Followup to: Crisis of Faith
I thought this comment from "Jo" deserved a bump to the front page:
"So here I am having been raised in the Christian faith and trying not to freak out over the past few weeks because I've finally begun to wonder whether I believe things just because I was raised with them. Our family is surrounded by genuinely wonderful people who have poured their talents into us since we were teenagers, and our social structure and business rests on the tenets of what we believe. I've been trying to work out how I can 'clear the decks' and then rebuild with whatever is worth keeping, yet it's so foundational that it will affect my marriage (to a pretty special man) and my daughters who, of course, have also been raised to walk the Christian path.
Is there anyone who's been in this position - really, really invested in a faith and then walked away?"

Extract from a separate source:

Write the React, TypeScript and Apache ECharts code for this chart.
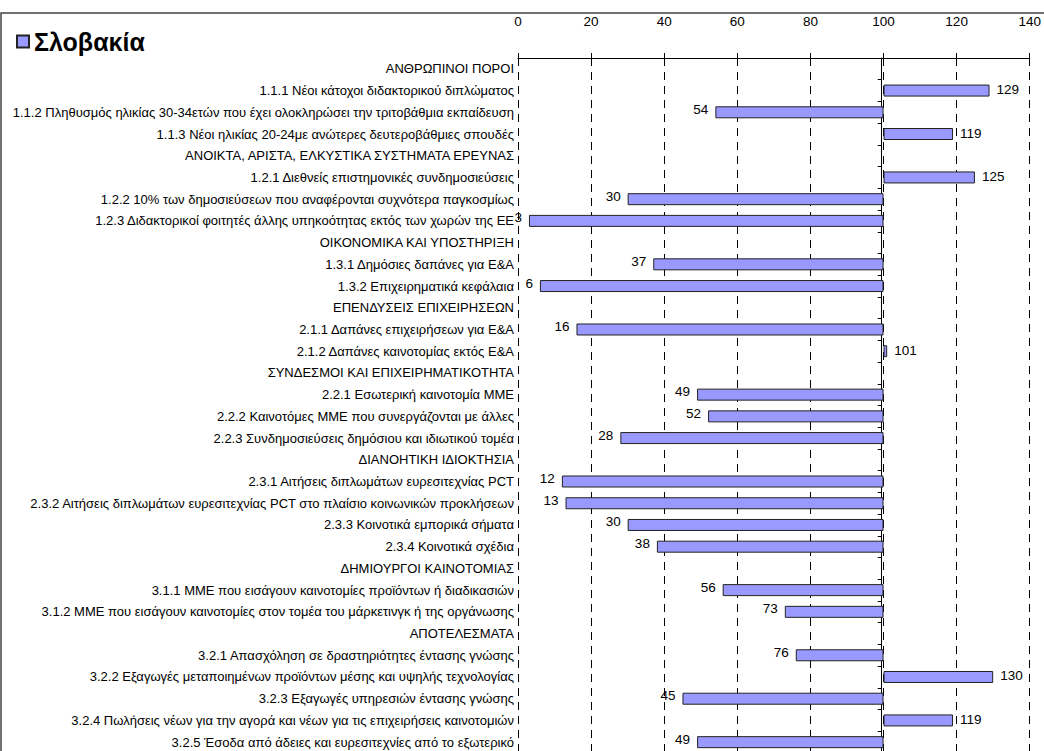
import React, { useEffect, useRef } from "react";
import * as echarts from "echarts";

const seriesName = "Σλοβακία";

const categories: string[] = [
  "ΑΝΘΡΩΠΙΝΟΙ ΠΟΡΟΙ",
  "1.1.1 Νέοι κάτοχοι διδακτορικού διπλώματος",
  "1.1.2 Πληθυσμός ηλικίας 30-34ετών που έχει ολοκληρώσει την τριτοβάθμια εκπαίδευση",
  "1.1.3 Νέοι ηλικίας 20-24με ανώτερες δευτεροβάθμιες σπουδές",
  "ΑΝΟΙΚΤΑ, ΑΡΙΣΤΑ, ΕΛΚΥΣΤΙΚΑ ΣΥΣΤΗΜΑΤΑ ΕΡΕΥΝΑΣ",
  "1.2.1 Διεθνείς επιστημονικές συνδημοσιεύσεις",
  "1.2.2 10% των δημοσιεύσεων που αναφέρονται συχνότερα παγκοσμίως",
  "1.2.3 Διδακτορικοί φοιτητές άλλης υπηκοότητας εκτός των χωρών της ΕΕ",
  "ΟΙΚΟΝΟΜΙΚΑ ΚΑΙ ΥΠΟΣΤΗΡΙΞΗ",
  "1.3.1 Δημόσιες δαπάνες για Ε&Α",
  "1.3.2 Επιχειρηματικά κεφάλαια",
  "ΕΠΕΝΔΥΣΕΙΣ ΕΠΙΧΕΙΡΗΣΕΩΝ",
  "2.1.1 Δαπάνες επιχειρήσεων για Ε&Α",
  "2.1.2 Δαπάνες καινοτομίας εκτός Ε&Α",
  "ΣΥΝΔΕΣΜΟΙ ΚΑΙ ΕΠΙΧΕΙΡΗΜΑΤΙΚΟΤΗΤΑ",
  "2.2.1 Εσωτερική καινοτομία ΜΜΕ",
  "2.2.2 Καινοτόμες ΜΜΕ που συνεργάζονται με άλλες",
  "2.2.3 Συνδημοσιεύσεις δημόσιου και ιδιωτικού τομέα",
  "ΔΙΑΝΟΗΤΙΚΗ ΙΔΙΟΚΤΗΣΙΑ",
  "2.3.1 Αιτήσεις διπλωμάτων ευρεσιτεχνίας PCT",
  "2.3.2 Αιτήσεις διπλωμάτων ευρεσιτεχνίας PCT στο πλαίσιο κοινωνικών προκλήσεων",
  "2.3.3 Κοινοτικά εμπορικά σήματα",
  "2.3.4 Κοινοτικά σχέδια",
  "ΔΗΜΙΟΥΡΓΟΙ ΚΑΙΝΟΤΟΜΙΑΣ",
  "3.1.1 ΜΜΕ που εισάγουν καινοτομίες προϊόντων ή διαδικασιών",
  "3.1.2 ΜΜΕ που εισάγουν καινοτομίες στον τομέα του μάρκετινγκ ή της οργάνωσης",
  "ΑΠΟΤΕΛΕΣΜΑΤΑ",
  "3.2.1 Απασχόληση σε δραστηριότητες έντασης γνώσης",
  "3.2.2 Εξαγωγές μεταποιημένων προϊόντων μέσης και υψηλής τεχνολογίας",
  "3.2.3 Εξαγωγές υπηρεσιών έντασης γνώσης",
  "3.2.4 Πωλήσεις νέων για την αγορά και νέων για τις επιχειρήσεις καινοτομιών",
  "3.2.5 Έσοδα από άδειες και ευρεσιτεχνίες από το εξωτερικό",
];

// null = section header row (no bar)
const values: (number | null)[] = [
  null, 129, 54, 119,
  null, 125, 30, 3,
  null, 37, 6,
  null, 16, 101,
  null, 49, 52, 28,
  null, 12, 13, 30, 38,
  null, 56, 73,
  null, 76, 130, 45, 119, 49,
];

const baseline = 100;
const axisTicks = { min: 0, max: 140, interval: 20 };

const FONT = "'Liberation Sans', Arial, sans-serif";

export default function App() {
  const ref = useRef<HTMLDivElement>(null);

  useEffect(() => {
    if (!ref.current) return;
    const chart = echarts.init(ref.current, null, { renderer: "svg" });

    const baseData = values.map((v) => (v == null ? "-" : Math.min(v, baseline)));
    const segData = values.map((v) => {
      if (v == null) return "-";
      const above = v >= baseline;
      return {
        value: Math.abs(v - baseline),
        label: {
          position: above ? "right" : "left",
          offset: above ? [0, -1] : [0, -3],
        },
      };
    });

    const gridLeft = 518;
    const gridWidth = 518;
    const offset100 = -gridWidth * (axisTicks.max - baseline) / (axisTicks.max - axisTicks.min);

    chart.setOption({
      animation: false,
      backgroundColor: "#ffffff",
      textStyle: { fontFamily: FONT },
      graphic: [
        {
          type: "rect",
          silent: true,
          shape: { x: 1, y: 13, width: 1200, height: 900 },
          style: { fill: "none", stroke: "#444", lineWidth: 1.5 },
          z: -1,
        },
      ],
      legend: {
        data: [seriesName],
        left: 11,
        top: 24,
        icon: "rect",
        itemWidth: 12,
        itemHeight: 12,
        itemGap: 4,
        textStyle: { fontSize: 25, fontWeight: "bold", color: "#000", fontFamily: FONT },
        selectedMode: false,
      },
      grid: { left: gridLeft, top: 58, width: gridWidth, height: 695, containLabel: false },
      xAxis: {
        type: "value",
        position: "top",
        min: axisTicks.min,
        max: axisTicks.max,
        interval: axisTicks.interval,
        axisLine: { show: true, lineStyle: { color: "#000", width: 1 } },
        axisTick: { show: true, length: 5, lineStyle: { color: "#000" } },
        axisLabel: { margin: 30, fontSize: 13.5, color: "#000", fontFamily: FONT },
        splitLine: { show: true, lineStyle: { color: "#000", type: [8, 6], width: 1 } },
      },
      yAxis: [
        {
          type: "category",
          data: categories,
          inverse: true,
          position: "left",
          axisLine: { show: false },
          axisTick: { show: false },
          axisLabel: { margin: 4, fontSize: 13, color: "#000", fontFamily: FONT, interval: 0 },
        },
        {
          type: "category",
          data: categories,
          inverse: true,
          position: "right",
          offset: offset100,
          axisLine: { show: true, onZero: false, lineStyle: { color: "#000", width: 1 } },
          axisTick: { show: true, inside: true, length: 4, lineStyle: { color: "#000" } },
          axisLabel: { show: false },
        },
      ],
      series: [
        {
          name: "base",
          type: "bar",
          stack: "s",
          barWidth: 12,
          data: baseData,
          itemStyle: { color: "transparent", borderWidth: 0 },
          silent: true,
        },
        {
          name: seriesName,
          type: "bar",
          stack: "s",
          barWidth: 12,
          data: segData,
          itemStyle: { color: "#9999ff", borderColor: "#222", borderWidth: 1 },
          label: {
            show: true,
            distance: 7,
            fontSize: 13.5,
            color: "#000",
            fontFamily: FONT,
            formatter: (p: any) => String(values[p.dataIndex]),
          },
        },
      ],
    });

    return () => chart.dispose();
  }, []);

  return (
    <div
      style={{ position: "absolute", left: 0, top: 0, width: 1044, height: 751, overflow: "hidden" }}
    >
      <div ref={ref} style={{ width: 1044, height: 790 }} />
    </div>
  );
}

I was raised in a pretty fundamentalist Christian household. I would now describe myself as a 'Christian agnostic'; I don't know if God exists and doubt there is any way to know, but I still follow parts of the faith because I believe they make me a better person. It's just a long road you have to slog down. There's no good way to throw out everything all at once.
I would suggest you start by picking the single most important aspect of your faith, one that both says something about the divine (if it exists) and about what you're meant to do -- for me, it was "love your enemy". And then evaluate other parts of your faith based on that. You don't need to believe in the virgin birth to believe in the transforming power of grace. There's evidence for that aplenty.